Quote word for word the lines below, beginning with the first and ending with the one that has "y_ticks = [2300, 2350, 2400, 2450, 2500, 2550, 2600, 2650, 2700]". Drop the pictures.

### Data shown ###

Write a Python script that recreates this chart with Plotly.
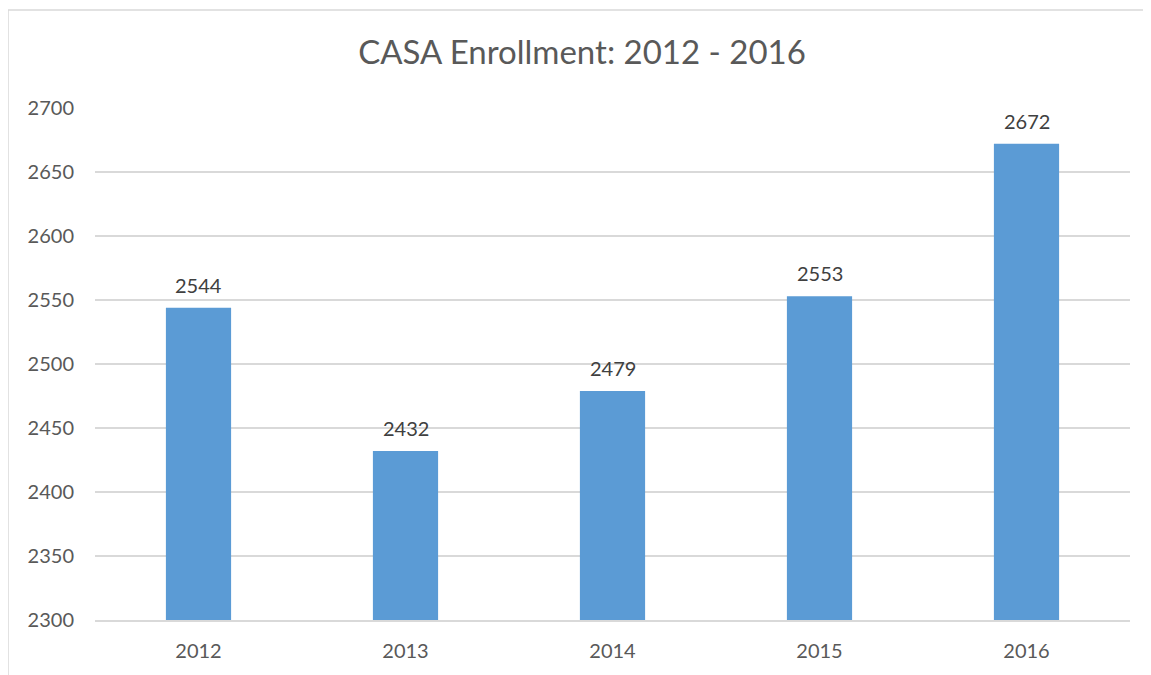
import plotly.graph_objects as go

years = ["2012", "2013", "2014", "2015", "2016"]
enrollment = [2544, 2432, 2479, 2553, 2672]
y_ticks = [2300, 2350, 2400, 2450, 2500, 2550, 2600, 2650, 2700]

# page body has an 8px margin, so the figure is laid out 8px smaller
W, H = 1143, 667
ml, mr, mt, mb = 87, 21, 100, 55
pw, ph = W - ml - mr, H - mt - mb

FONT = "Lato, Calibri, sans-serif"

fig = go.Figure()
fig.add_trace(go.Bar(
    x=years, y=enrollment,
    marker=dict(color="#5B9BD5", line=dict(width=0)),
    hoverinfo="x+y",
))

for i, v in enumerate(enrollment):
    fig.add_annotation(x=i, y=v, text=str(v), showarrow=False,
                       xref="x", yref="y",
                       yanchor="bottom", yshift=9,
                       font=dict(family=FONT, size=20, color="#404040"))

# outer chart border: left and top edges only (others run off the page)
fig.add_shape(type="line", xref="paper", yref="paper",
              x0=(0 - ml) / pw, x1=(0 - ml) / pw,
              y0=-(mb + 20) / ph, y1=1 + (mt - 2) / ph,
              line=dict(color="#D9D9D9", width=1.5), layer="below")
fig.add_shape(type="line", xref="paper", yref="paper",
              x0=(0 - ml) / pw, x1=(W + 50 - ml) / pw,
              y0=1 + (mt - 2) / ph, y1=1 + (mt - 2) / ph,
              line=dict(color="#D9D9D9", width=1.5), layer="below")

fig.update_layout(
    width=W, height=H,
    margin=dict(l=ml, r=mr, t=mt, b=mb),
    paper_bgcolor="white", plot_bgcolor="white",
    showlegend=False,
    title=dict(text="CASA Enrollment: 2012 - 2016", x=574 / W, xanchor="center",
               y=1 - 44 / H, yanchor="middle",
               font=dict(family=FONT, size=33, color="#595959")),
    font=dict(family=FONT, size=20, color="#595959"),
    bargap=0.685,
)
fig.update_yaxes(range=[2300, 2700], tickvals=y_ticks, showgrid=True, gridcolor="#D9D9D9",
                 gridwidth=1.5, zeroline=False, showline=False, ticks="", automargin=False,
                 ticklabelstandoff=20, tickfont=dict(family=FONT, size=20, color="#595959"))
fig.update_xaxes(type="category", range=[-0.5, len(years) - 0.5], showline=True,
                 linecolor="#D9D9D9", linewidth=1.5, ticks="", automargin=False,
                 ticklabelstandoff=12, tickfont=dict(family=FONT, size=20, color="#595959"))

fig.write_html("out.html", post_script="document.body.style.overflow='hidden';")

###

Exercise output:
Write a Python script that recreates this chart with Plotly.
import plotly.graph_objects as go

years = ["2012", "2013", "2014", "2015", "2016"]
enrollment = [2544, 2432, 2479, 2553, 2672]
y_ticks = [2300, 2350, 2400, 2450, 2500, 2550, 2600, 2650, 2700]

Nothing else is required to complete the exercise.